Have not dug into that one but 470.223.02 seems to be in a more sorry state (gcc14 also defaults to -Werror=implicit-function-declarations). Tried 390.157 too (obviously broken) but that one is unsupported anyway. So for the legacy branches I just settled for lame -Wno-error=... (both incompatible and implicit) for now given not caring too much there.

this affects the 550 branch also, but the fix above does not help

Are you sure the patch was properly applied? 550.40.07 still fails for me without the patch, but the patch still sorts it out.

Note that if using the open source variant you need to patch kernel-open/conftest.sh instead.

If not that, is it really the same error? Possible there’s different issues with gcc14 I just haven’t found yet due to my kernel configuration.

Oh right, by “fix above” did you mean the patch or passing -Wno-error=incompatible-pointer-types?. The latter won’t work if you just pass it in CFLAGS (conftest won’t pick that up from there last I checked).

Both things I tried. Patch applies, but C is not my strong suit (I started on Rust back when v1.05 came out). It has the same error.

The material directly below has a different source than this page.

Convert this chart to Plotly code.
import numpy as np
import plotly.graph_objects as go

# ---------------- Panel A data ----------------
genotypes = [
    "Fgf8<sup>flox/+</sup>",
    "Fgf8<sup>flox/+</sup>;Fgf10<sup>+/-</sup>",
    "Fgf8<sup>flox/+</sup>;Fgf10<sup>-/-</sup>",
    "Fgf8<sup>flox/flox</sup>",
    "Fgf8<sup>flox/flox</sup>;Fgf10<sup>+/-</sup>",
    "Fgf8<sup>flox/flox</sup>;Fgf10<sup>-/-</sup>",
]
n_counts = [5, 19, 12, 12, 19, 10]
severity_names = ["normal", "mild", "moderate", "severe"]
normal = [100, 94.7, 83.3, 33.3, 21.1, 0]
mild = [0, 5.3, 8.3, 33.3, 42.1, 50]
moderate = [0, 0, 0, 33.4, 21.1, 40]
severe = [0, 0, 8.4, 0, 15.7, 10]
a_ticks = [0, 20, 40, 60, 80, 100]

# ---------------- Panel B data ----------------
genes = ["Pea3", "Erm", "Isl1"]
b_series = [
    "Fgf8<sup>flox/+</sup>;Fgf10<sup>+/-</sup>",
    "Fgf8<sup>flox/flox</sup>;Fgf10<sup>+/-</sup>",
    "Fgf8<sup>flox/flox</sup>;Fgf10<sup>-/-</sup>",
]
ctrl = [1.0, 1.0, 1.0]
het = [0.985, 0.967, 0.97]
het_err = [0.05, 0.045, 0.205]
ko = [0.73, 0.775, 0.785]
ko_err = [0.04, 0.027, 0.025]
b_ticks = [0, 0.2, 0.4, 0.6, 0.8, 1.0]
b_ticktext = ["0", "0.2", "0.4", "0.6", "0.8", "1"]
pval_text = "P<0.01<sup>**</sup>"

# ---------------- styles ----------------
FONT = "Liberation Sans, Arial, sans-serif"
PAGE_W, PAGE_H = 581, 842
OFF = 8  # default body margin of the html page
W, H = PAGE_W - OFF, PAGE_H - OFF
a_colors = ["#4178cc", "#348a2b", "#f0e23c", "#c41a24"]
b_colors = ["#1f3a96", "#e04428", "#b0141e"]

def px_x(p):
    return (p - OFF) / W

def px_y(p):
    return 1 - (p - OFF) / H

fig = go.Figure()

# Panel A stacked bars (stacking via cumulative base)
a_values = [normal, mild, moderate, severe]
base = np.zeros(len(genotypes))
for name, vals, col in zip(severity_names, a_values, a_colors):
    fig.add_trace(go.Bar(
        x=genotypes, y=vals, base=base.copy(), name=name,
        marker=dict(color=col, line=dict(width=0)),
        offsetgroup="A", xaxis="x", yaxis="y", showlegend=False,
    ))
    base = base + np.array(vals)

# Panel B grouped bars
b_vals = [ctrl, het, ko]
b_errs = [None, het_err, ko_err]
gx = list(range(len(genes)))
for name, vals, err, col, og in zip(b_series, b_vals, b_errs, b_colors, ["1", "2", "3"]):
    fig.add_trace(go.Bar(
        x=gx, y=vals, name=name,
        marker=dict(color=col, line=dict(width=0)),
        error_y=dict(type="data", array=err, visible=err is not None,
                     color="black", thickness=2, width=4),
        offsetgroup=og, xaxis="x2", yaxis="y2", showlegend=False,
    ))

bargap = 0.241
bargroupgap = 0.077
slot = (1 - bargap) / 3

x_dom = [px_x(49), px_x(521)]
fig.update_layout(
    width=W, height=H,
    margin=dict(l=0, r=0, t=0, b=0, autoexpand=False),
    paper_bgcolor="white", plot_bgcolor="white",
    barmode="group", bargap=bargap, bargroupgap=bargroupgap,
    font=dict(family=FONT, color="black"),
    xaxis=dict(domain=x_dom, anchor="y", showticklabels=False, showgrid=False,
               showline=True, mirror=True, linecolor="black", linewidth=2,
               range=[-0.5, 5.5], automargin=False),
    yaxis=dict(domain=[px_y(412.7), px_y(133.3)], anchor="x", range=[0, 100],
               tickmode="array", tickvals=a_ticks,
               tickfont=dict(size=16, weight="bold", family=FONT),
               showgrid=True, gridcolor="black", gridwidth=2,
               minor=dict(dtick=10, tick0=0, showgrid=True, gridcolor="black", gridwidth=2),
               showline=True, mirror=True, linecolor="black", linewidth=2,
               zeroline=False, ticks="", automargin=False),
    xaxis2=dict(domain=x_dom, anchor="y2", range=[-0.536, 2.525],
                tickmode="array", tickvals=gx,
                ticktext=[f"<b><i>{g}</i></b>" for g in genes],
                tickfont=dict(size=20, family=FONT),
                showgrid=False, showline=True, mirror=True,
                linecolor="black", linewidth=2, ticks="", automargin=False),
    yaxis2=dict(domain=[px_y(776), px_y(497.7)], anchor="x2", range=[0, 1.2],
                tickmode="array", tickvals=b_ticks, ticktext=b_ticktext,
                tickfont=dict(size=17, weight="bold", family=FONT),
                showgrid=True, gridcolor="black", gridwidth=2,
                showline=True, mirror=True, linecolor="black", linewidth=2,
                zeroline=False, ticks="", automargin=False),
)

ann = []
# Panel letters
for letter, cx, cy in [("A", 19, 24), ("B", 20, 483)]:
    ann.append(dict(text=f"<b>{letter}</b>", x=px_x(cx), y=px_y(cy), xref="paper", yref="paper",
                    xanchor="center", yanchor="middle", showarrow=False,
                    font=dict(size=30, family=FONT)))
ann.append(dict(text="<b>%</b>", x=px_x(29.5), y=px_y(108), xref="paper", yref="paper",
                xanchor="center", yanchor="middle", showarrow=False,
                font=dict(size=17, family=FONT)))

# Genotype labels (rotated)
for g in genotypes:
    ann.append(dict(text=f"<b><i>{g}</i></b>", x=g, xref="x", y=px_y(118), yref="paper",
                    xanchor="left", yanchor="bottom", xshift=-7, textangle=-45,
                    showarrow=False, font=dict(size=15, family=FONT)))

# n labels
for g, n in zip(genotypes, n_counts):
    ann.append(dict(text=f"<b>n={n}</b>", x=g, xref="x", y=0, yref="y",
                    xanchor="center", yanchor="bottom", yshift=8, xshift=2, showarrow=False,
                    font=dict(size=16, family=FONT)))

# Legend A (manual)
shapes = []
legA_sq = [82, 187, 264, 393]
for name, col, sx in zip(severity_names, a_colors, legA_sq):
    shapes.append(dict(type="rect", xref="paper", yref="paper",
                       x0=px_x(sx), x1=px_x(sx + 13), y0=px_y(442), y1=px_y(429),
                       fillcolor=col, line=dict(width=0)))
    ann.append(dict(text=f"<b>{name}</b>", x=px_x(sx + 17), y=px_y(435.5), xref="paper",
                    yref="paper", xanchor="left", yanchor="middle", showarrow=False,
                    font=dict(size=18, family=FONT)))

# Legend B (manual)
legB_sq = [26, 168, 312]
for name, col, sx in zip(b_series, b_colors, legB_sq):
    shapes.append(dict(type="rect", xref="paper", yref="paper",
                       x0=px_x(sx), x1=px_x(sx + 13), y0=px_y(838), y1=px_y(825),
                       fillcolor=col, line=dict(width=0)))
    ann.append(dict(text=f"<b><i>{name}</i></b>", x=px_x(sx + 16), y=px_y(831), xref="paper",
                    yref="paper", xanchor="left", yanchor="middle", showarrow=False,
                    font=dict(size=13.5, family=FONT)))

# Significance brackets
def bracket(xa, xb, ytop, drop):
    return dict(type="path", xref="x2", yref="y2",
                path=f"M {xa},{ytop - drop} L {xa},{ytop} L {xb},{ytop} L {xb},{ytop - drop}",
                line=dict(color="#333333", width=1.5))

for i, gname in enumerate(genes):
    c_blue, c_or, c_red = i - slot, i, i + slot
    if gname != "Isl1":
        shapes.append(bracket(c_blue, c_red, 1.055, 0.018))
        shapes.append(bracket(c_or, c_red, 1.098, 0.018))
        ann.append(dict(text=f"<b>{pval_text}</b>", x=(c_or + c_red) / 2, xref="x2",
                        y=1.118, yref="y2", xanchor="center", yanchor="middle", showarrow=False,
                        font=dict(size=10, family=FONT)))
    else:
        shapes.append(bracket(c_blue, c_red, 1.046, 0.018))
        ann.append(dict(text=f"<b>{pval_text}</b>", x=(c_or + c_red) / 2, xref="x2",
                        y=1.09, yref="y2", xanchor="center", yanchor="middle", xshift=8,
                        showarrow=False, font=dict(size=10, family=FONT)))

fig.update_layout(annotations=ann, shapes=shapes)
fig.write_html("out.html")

Thanks for the report and for the diagnosis. I’ve filed NVIDIA internal bug 4478534 for this, and hopefully we can resolve this soon. Thanks again.

The above patch works for me on Fedora Rawhide with kernel 6.8.0-0.rc6.20240229git805d849d7c3c.51.fc41.x86_64 and 550.54.14. For some reason wayland doesn’t work but xorg is running great! Im using the Open Kernel Modules and Nvidia Installer files.

For the record, this is fixed in 550.67 – thanks.

This topic was automatically closed 14 days after the last reply. New replies are no longer allowed.